Eksportir karet alam Indonesia bersama Malaysia dan Thailand yang tergabung International Tripartite Rubber Council (ITRC) sepakat menerapkan kebijakan membatasi kuota ekspor karet ke pasar dunia. Kebijakan ini dilakukan untuk mencegah semakin anjloknya harga karet yang belakangan ini terus menunjukkan trend penurunan.
Sekretaris Gabungan Perusahaan Karet Indonesia (Gapkindo) Sumatera Utara, Edy Irwansyah mengatakan, pembatasan ini sangat penting karena anjloknya harga karet terindiksi karena membanjirnya pasokan karet alam di pasar dunia.

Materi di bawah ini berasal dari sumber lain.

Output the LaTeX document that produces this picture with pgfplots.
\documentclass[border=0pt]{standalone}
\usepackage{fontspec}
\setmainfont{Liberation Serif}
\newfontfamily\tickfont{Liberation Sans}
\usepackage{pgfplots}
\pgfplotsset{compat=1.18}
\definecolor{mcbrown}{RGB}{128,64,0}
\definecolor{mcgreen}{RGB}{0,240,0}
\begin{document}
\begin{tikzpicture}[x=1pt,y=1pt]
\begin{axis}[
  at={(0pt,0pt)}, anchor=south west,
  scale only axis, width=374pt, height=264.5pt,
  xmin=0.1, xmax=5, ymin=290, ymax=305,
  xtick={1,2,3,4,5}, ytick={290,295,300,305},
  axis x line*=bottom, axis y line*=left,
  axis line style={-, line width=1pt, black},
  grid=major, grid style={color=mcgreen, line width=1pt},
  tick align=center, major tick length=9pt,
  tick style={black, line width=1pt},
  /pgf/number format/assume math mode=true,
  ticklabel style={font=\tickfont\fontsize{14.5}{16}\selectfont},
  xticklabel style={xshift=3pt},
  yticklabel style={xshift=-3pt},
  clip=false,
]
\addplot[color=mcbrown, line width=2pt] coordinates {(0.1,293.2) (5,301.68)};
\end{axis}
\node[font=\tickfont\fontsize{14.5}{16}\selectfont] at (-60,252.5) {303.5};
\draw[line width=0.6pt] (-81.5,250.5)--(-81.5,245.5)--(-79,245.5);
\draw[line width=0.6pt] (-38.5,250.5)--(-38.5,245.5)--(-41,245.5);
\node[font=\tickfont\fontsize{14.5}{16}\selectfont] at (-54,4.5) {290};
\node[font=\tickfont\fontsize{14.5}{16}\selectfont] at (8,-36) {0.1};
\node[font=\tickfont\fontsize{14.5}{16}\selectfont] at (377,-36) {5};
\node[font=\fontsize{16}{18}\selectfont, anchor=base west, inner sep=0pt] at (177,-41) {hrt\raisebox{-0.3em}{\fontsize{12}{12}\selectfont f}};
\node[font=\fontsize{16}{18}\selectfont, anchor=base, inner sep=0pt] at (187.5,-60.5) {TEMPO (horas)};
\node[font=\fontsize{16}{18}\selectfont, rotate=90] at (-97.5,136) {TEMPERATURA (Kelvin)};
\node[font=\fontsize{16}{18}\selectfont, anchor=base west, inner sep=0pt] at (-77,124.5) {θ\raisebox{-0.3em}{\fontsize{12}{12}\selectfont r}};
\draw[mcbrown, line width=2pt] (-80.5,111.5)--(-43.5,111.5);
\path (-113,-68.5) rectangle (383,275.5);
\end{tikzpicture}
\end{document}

"Ini harus kita ambil, agar pasokan dan permintaan (supply dan demand) karet bisa seimbang. Sehingga harga bisa stabil," katanya seperti diberitakan Medanbagus.com, Jumat (29/1).
Edy jelaskan, pada 2009 penerapan kebijakan pembatasan kuota ekspor karet sudah pernah dilakukan dengan pengurangan mencapai 10 persen dari kuota keseluruhan selama 1 tahun.

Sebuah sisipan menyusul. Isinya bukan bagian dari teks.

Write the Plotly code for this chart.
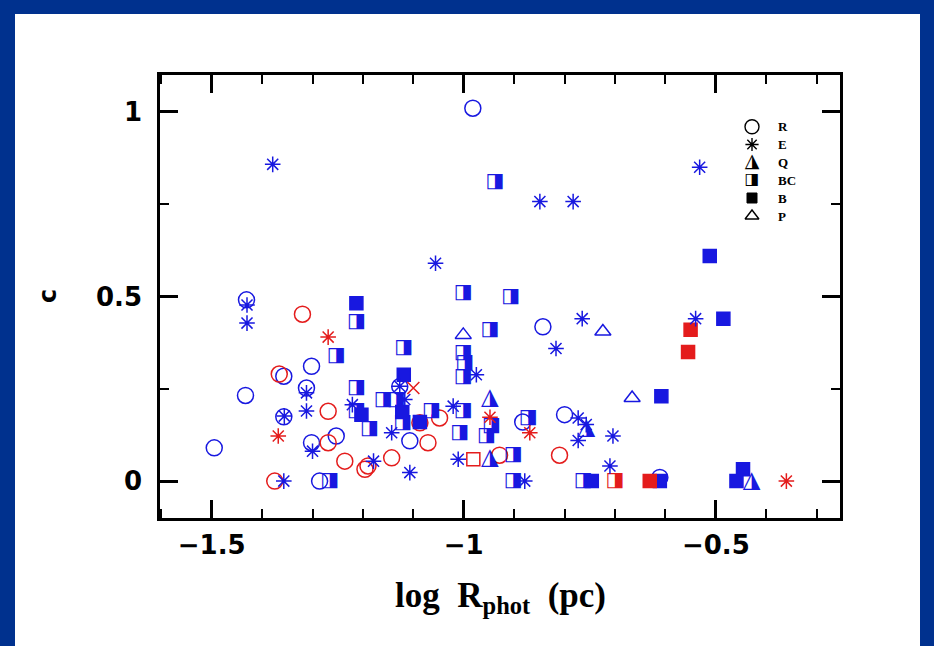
import plotly.graph_objects as go

BLUE = "#1818e0"
RED = "#e41c1c"

# ---- data (log R_phot, c) ----
R_blue_x = [-0.982, -1.495, -1.431, -1.433, -1.302, -1.357, -1.312, -1.357, -1.302, -1.253,
            -1.286, -1.127, -1.107, -0.843, -0.800, -0.883, -0.611]
R_blue_y = [1.01, 0.09, 0.491, 0.232, 0.311, 0.284, 0.252, 0.174, 0.104, 0.122,
            0.0, 0.256, 0.109, 0.418, 0.18, 0.16, 0.01]

R_red_x = [-1.320, -1.366, -1.269, -1.269, -1.236, -1.196, -1.190, -1.143, -1.087, -1.071,
           -1.048, -1.375, -0.929, -0.810]
R_red_y = [0.452, 0.29, 0.189, 0.104, 0.054, 0.032, 0.041, 0.063, 0.158, 0.104,
           0.171, 0.0, 0.07, 0.07]

E_blue_x = [-1.379, -1.056, -0.849, -0.783, -0.532, -1.430, -1.430, -0.765, -0.817, -0.540,
            -0.975, -0.773, -0.757, -0.773, -0.704, -0.710, -0.879, -1.221, -1.143, -1.179,
            -1.107, -1.021, -1.011, -1.127, -1.117, -1.312, -1.312, -1.356, -1.300, -1.357]
E_blue_y = [0.858, 0.59, 0.757, 0.757, 0.85, 0.477, 0.428, 0.44, 0.359, 0.44,
            0.288, 0.171, 0.153, 0.11, 0.122, 0.041, 0.0, 0.207, 0.131, 0.054,
            0.023, 0.203, 0.059, 0.257, 0.221, 0.239, 0.19, 0.176, 0.081, 0.0]

E_red_x = [-1.269, -1.368, -0.948, -0.869, -0.360]
E_red_y = [0.39, 0.122, 0.173, 0.131, 0.0]

X_red_x = [-1.100]
X_red_y = [0.252]

BC_blue_x = [-0.938, -1.001, -0.907, -0.948, -1.213, -1.253, -1.119, -1.213, -1.213, -1.187,
             -1.160, -1.134, -1.121, -1.064, -1.001, -0.998, -1.001, -1.001, -1.008, -0.945,
             -0.955, -0.902, -0.872, -0.902, -0.763, -1.266]
BC_blue_y = [0.811, 0.509, 0.50, 0.41, 0.43, 0.338, 0.36, 0.252, 0.19, 0.14,
             0.219, 0.221, 0.158, 0.191, 0.347, 0.32, 0.281, 0.19, 0.131, 0.149,
             0.122, 0.07, 0.171, 0.0, 0.0, 0.0]

BC_red_x = [-0.700]
BC_red_y = [0.0]

SQ_red_x = [-0.981]
SQ_red_y = [0.059]

B_blue_x = [-0.512, -0.485, -0.608, -0.446, -0.459, -1.213, -1.119, -1.087, -0.746, -0.611,
            -1.122, -1.203]
B_blue_y = [0.61, 0.44, 0.23, 0.032, 0.0, 0.482, 0.288, 0.16, 0.0, 0.0,
            0.187, 0.18]

B_red_x = [-0.550, -0.555, -0.631]
B_red_y = [0.41, 0.35, 0.0]

P_blue_x = [-0.724, -0.666, -1.001]
P_blue_y = [0.405, 0.225, 0.396]

Q_blue_x = [-0.948, -0.757, -0.948, -0.429]
Q_blue_y = [0.225, 0.144, 0.063, 0.0]

legend_labels = ["R", "E", "Q", "BC", "B", "P"]

x_ticks = [-1.5, -1, -0.5]
x_tick_text = ["\u22121.5", "\u22121", "\u22120.5"]
y_ticks = [0, 0.5, 1]
y_tick_text = ["0", "0.5", "1"]

# ---- layout geometry ----
L, R, T, B = 160, 94, 75, 128
PW, PH = 934 - L - R, 646 - T - B


def px(xp):
    return (xp - L) / PW


def py(yp):
    return (646 - B - yp) / PH


fig = go.Figure()


def add_markers(x, y, symbol, color, size, lw=1.5, axes=("x", "y")):
    fig.add_trace(go.Scatter(
        x=x, y=y, mode="markers", showlegend=False, hoverinfo="x+y",
        xaxis=axes[0], yaxis=axes[1],
        marker=dict(symbol=symbol, size=size, color=color,
                    line=dict(color=color, width=lw))))


def add_glyphs(x, y, glyph, color, size, axes=("x", "y")):
    fig.add_trace(go.Scatter(
        x=x, y=y, mode="text", text=[glyph] * len(x), showlegend=False,
        textposition="middle center", hoverinfo="x+y",
        xaxis=axes[0], yaxis=axes[1],
        textfont=dict(family="DejaVu Sans", size=size, color=color)))


add_markers(R_blue_x, R_blue_y, "circle-open", BLUE, 16)
add_markers(R_red_x, R_red_y, "circle-open", RED, 16)
add_glyphs(BC_blue_x, BC_blue_y, "\u25E8", BLUE, 20)
add_glyphs(BC_red_x, BC_red_y, "\u25E8", RED, 20)
add_markers(SQ_red_x, SQ_red_y, "square-open", RED, 13)
add_markers(B_blue_x, B_blue_y, "square", BLUE, 13)
add_markers(B_red_x, B_red_y, "square", RED, 13)
add_markers(P_blue_x, P_blue_y, "triangle-up-open", BLUE, 14)
add_glyphs(Q_blue_x, Q_blue_y, "\u25EE", BLUE, 23)
add_markers(E_blue_x, E_blue_y, "asterisk-open", BLUE, 13)
add_markers(E_red_x, E_red_y, "asterisk-open", RED, 13)
add_markers(X_red_x, X_red_y, "x-thin-open", RED, 12)

# ---- key (black symbols on an overlay axis spanning the plot area) ----
key_x = px(752)
key_rows = [py(v) for v in (126.7, 144.5, 162.0, 180.0, 198.0, 216.0)]
LG = ("x2", "y2")
add_markers([key_x], [key_rows[0]], "circle-open", "black", 14, 1.4, LG)
add_markers([key_x], [key_rows[1]], "asterisk-open", "black", 11, 1.4, LG)
add_glyphs([key_x], [key_rows[2]], "\u25EE", "black", 19, LG)
add_glyphs([key_x], [key_rows[3]], "\u25E8", "black", 16, LG)
add_markers([key_x], [key_rows[4]], "square", "black", 10, 1, LG)
add_markers([key_x], [key_rows[5]], "triangle-up-open", "black", 12, 1.4, LG)
for lab, ry in zip(legend_labels, key_rows):
    fig.add_annotation(xref="paper", yref="paper", x=px(776), y=ry,
                       text=lab, showarrow=False, xanchor="left", yanchor="middle",
                       font=dict(family="Liberation Serif", size=13, color="black",
                                 weight="bold"))

# white panel on the blue page
fig.add_shape(type="rect", xref="paper", yref="paper",
              x0=px(15), x1=px(920), y0=py(700), y1=py(14),
              fillcolor="white", line=dict(width=0), layer="below")

# axis titles
fig.add_annotation(xref="paper", yref="paper", x=0.5, y=py(597),
                   text="log\u00a0\u00a0R<sub>phot</sub>\u00a0\u00a0(pc)", showarrow=False,
                   xanchor="center", yanchor="middle",
                   font=dict(family="Liberation Serif", size=35, color="black", weight="bold"))
fig.add_annotation(xref="paper", yref="paper", x=px(48), y=py(296),
                   text="c", showarrow=False, textangle=-90,
                   xanchor="center", yanchor="middle",
                   font=dict(family="DejaVu Sans", size=24, color="black", weight="bold"))

axis_common = dict(showline=True, linecolor="black", linewidth=2.5, mirror="ticks",
                   ticks="inside", tickcolor="black", tickwidth=2.5, ticklen=18,
                   showgrid=False, zeroline=False,
                   tickfont=dict(family="DejaVu Sans", size=26, color="black", weight="bold"))

fig.update_layout(
    xaxis=dict(range=[-1.6026, -0.2536], tickvals=x_ticks, ticktext=x_tick_text,
               ticklabelstandoff=2,
               minor=dict(dtick=0.1, tick0=0, ticks="inside", ticklen=9, tickwidth=2,
                          tickcolor="black", showgrid=False),
               **axis_common),
    yaxis=dict(range=[-0.1, 1.1], tickvals=y_ticks, ticktext=y_tick_text,
               ticklabelstandoff=10,
               minor=dict(dtick=0.25, tick0=0, ticks="inside", ticklen=9, tickwidth=2,
                          tickcolor="black", showgrid=False),
               **axis_common),
    xaxis2=dict(overlaying="x", range=[0, 1], visible=False, fixedrange=True),
    yaxis2=dict(overlaying="y", range=[0, 1], visible=False, fixedrange=True),
    width=934, height=646, margin=dict(l=L, r=R, t=T, b=B),
    paper_bgcolor="#00318e", plot_bgcolor="white", showlegend=False)

fig.write_html("out.html",
               config={"displayModeBar": False},
               post_script="document.body.style.margin='0';"
                           "document.body.style.overflow='hidden';")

"Itu sangat efektif, selama setahun harga karet tidak naik turun, sesuai harapan," ujarnya.
Menurut Edy, untuk membicarakan persentase yang akan dikurangi, perwakilan dari 3 negara sudah menggelar pertemuan di Bangkok, Thailand. Namun sejauh ini, belum ada kesimpulan yanmg diterima dari pertemuan tersebut.
Pengurangan ekspor ini, tambah Edy, tidak akan berdampak terhadap petani karet yang ada di Indonesia. Sebab, pabrik karet tetap akan membeli karet dari mereka. Sebaliknya, efek dari kondisi ini akan dirasakan oleh para perusahaan karet yang dipaksa bersaing dengan penurunan harga minyak mentah dunia. Sebab, minyak mentah dunia merupakan bahan baku karet sintetis.
"Jadi kalau harga minyak dunia terus turun, maka ini akan berpengaruh terhadap penggunaan karet alam," ungkapnya.
Bagi perusahaan karet alam, pembatasan kuota eksport ini menurut Edy ibarat menelan pil pahit. Namun mereka yakin, hal ini akan membuat pulihnya harga karet alam.
"Ibarat lagi sakit, kita harus minum pil yang pahit biar sembuh," sebutnya.
Sebelumnya petani karet di Sumatera Utara sudah mengeluhkan anjloknya harga karet alam yang terjadi belakangan ini. Harga saat ini, menurut aktivis Kelompok Anak Petani Karet Indonesia (KAPKI), Ginanda Siregar, sudah mencapai titik nadir karena penurunan harganya sudah mencapai titik terendah yakni Rp 4 ribu per kilogram dari sebelumnya seharga Rp 15 ribu per kilogram. Mereka berharap pemerintah turun tangan dalam mengatasi penurunan harga tersebut.
"Pak Presiden Jokowi secepatnya harus membantu petani karet," katanya.
Menurut Ginanda, petani karet di luar Sumut juga mengeluhkan hal yang sama. Mulai dari Kalimantan, Sumatera dan Jawa. Mereka khawatir kondisi ini mengancam kelanjutan pendidikan anak-anak petani karet.
"Kami sangat khawatir tidak mampu membayar uang sekolah,' demikian Ginanda.